### SET PROBLEM
Take the lines from the head of the listing through the one bearing "Chart.register(...registerables);" and copy them exactly, leaving every picture out.

### DATA
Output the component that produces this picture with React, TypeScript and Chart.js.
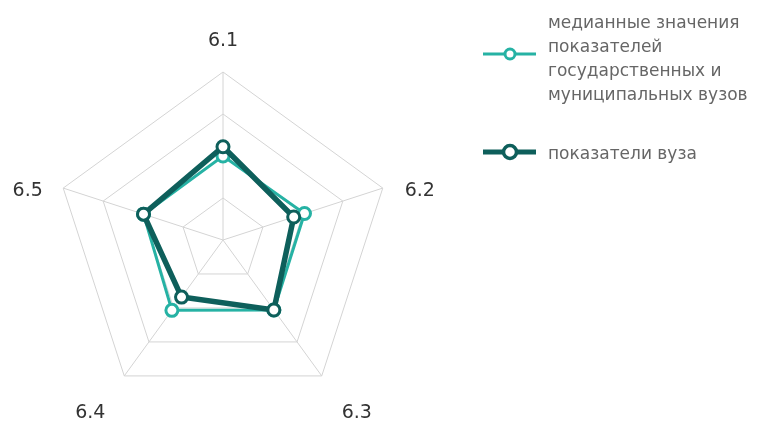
import React, { useEffect, useRef } from "react";
import { Chart, registerables } from "chart.js";

Chart.register(...registerables);

const categories = ["6.1", "6.2", "6.3", "6.4", "6.5"];
const medianValues = [2.0, 2.04, 2.06, 2.07, 1.99];
const universityValues = [2.22, 1.77, 2.06, 1.68, 1.99];
const medianLabel = "медианные значения показателей государственных и муниципальных вузов";
const medianLegendLines = ["медианные значения", "показателей", "государственных и", "муниципальных вузов"];
const universityLabel = "показатели вуза";

const TEAL = "#26b2a4";
const DARK = "#0e5f5b";
const FONT = "'DejaVu Sans', sans-serif";

// offsets of axis-label centres from the outer vertex of each axis
const LABEL_OFFSETS: [number, number][] = [
  [0, -30.5],
  [37, 2.5],
  [35, 37],
  [-34, 37],
  [-35.5, 2.5],
];

const axisLabelPlugin = {
  id: "axisLabels",
  afterDraw(chart: any) {
    const scale = chart.scales.r;
    const ctx = chart.ctx;
    ctx.save();
    ctx.font = `19px ${FONT}`;
    ctx.fillStyle = "#333333";
    ctx.textAlign = "center";
    ctx.textBaseline = "middle";
    const labels = chart.data.labels as string[];
    labels.forEach((lab, i) => {
      const p = scale.getPointPosition(i, scale.drawingArea);
      const [dx, dy] = LABEL_OFFSETS[i];
      ctx.fillText(lab, p.x + dx, p.y + dy);
    });
    ctx.restore();
  },
};

export default function App() {
  const canvasRef = useRef<HTMLCanvasElement | null>(null);

  useEffect(() => {
    if (!canvasRef.current) return;
    const chart = new Chart(canvasRef.current, {
      type: "radar",
      data: {
        labels: categories,
        datasets: [
          {
            label: universityLabel,
            data: universityValues,
            borderColor: DARK,
            backgroundColor: "rgba(0,0,0,0)",
            borderWidth: 5.5,
            pointRadius: 6,
            pointBorderWidth: 3,
            pointBackgroundColor: "#ffffff",
            pointBorderColor: DARK,
            fill: false,
            order: 0,
          },
          {
            label: medianLabel,
            data: medianValues,
            borderColor: TEAL,
            backgroundColor: "rgba(0,0,0,0)",
            borderWidth: 3,
            pointRadius: 6,
            pointBorderWidth: 3,
            pointBackgroundColor: "#ffffff",
            pointBorderColor: TEAL,
            fill: false,
            order: 1,
          },
        ],
      },
      options: {
        animation: false,
        responsive: true,
        maintainAspectRatio: false,
        layout: { padding: { left: 55, right: 367, top: 72, bottom: 15 } },
        plugins: { legend: { display: false }, tooltip: { enabled: false } },
        scales: {
          r: {
            min: 0,
            max: 4,
            ticks: { display: false, stepSize: 1 },
            grid: { color: "#d4d4d4", lineWidth: 1 },
            angleLines: { color: "#d4d4d4", lineWidth: 1 },
            pointLabels: { display: false },
          },
        },
      },
      plugins: [axisLabelPlugin],
    });
    return () => chart.destroy();
  }, []);

  const textStyle: React.CSSProperties = {
    position: "absolute",
    left: 548,
    fontSize: 17,
    lineHeight: "24px",
    color: "#666",
    whiteSpace: "nowrap",
  };

  return (
    <div style={{ position: "fixed", left: 0, top: 0, width: 758, height: 423, fontFamily: FONT }}>
      <div style={{ position: "absolute", left: 0, top: 0, width: 758, height: 423 }}>
        <canvas ref={canvasRef} />
      </div>
      <svg style={{ position: "absolute", left: 480, top: 44 }} width={60} height={20}>
        <line x1={3} y1={10} x2={56} y2={10} stroke={TEAL} strokeWidth={3} />
        <circle cx={30} cy={10} r={5} fill="#fff" stroke={TEAL} strokeWidth={3} />
      </svg>
      <div style={{ ...textStyle, top: 10 }}>
        {medianLegendLines.map((l, i) => (
          <div key={i}>{l}</div>
        ))}
      </div>
      <svg style={{ position: "absolute", left: 480, top: 142 }} width={60} height={20}>
        <line x1={3} y1={10} x2={56} y2={10} stroke={DARK} strokeWidth={5} />
        <circle cx={30} cy={10} r={6.5} fill="#fff" stroke={DARK} strokeWidth={3.5} />
      </svg>
      <div style={{ ...textStyle, top: 141 }}>{universityLabel}</div>
    </div>
  );
}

### EXERCISE SOLUTION
Output the component that produces this picture with React, TypeScript and Chart.js.
import React, { useEffect, useRef } from "react";
import { Chart, registerables } from "chart.js";

Chart.register(...registerables);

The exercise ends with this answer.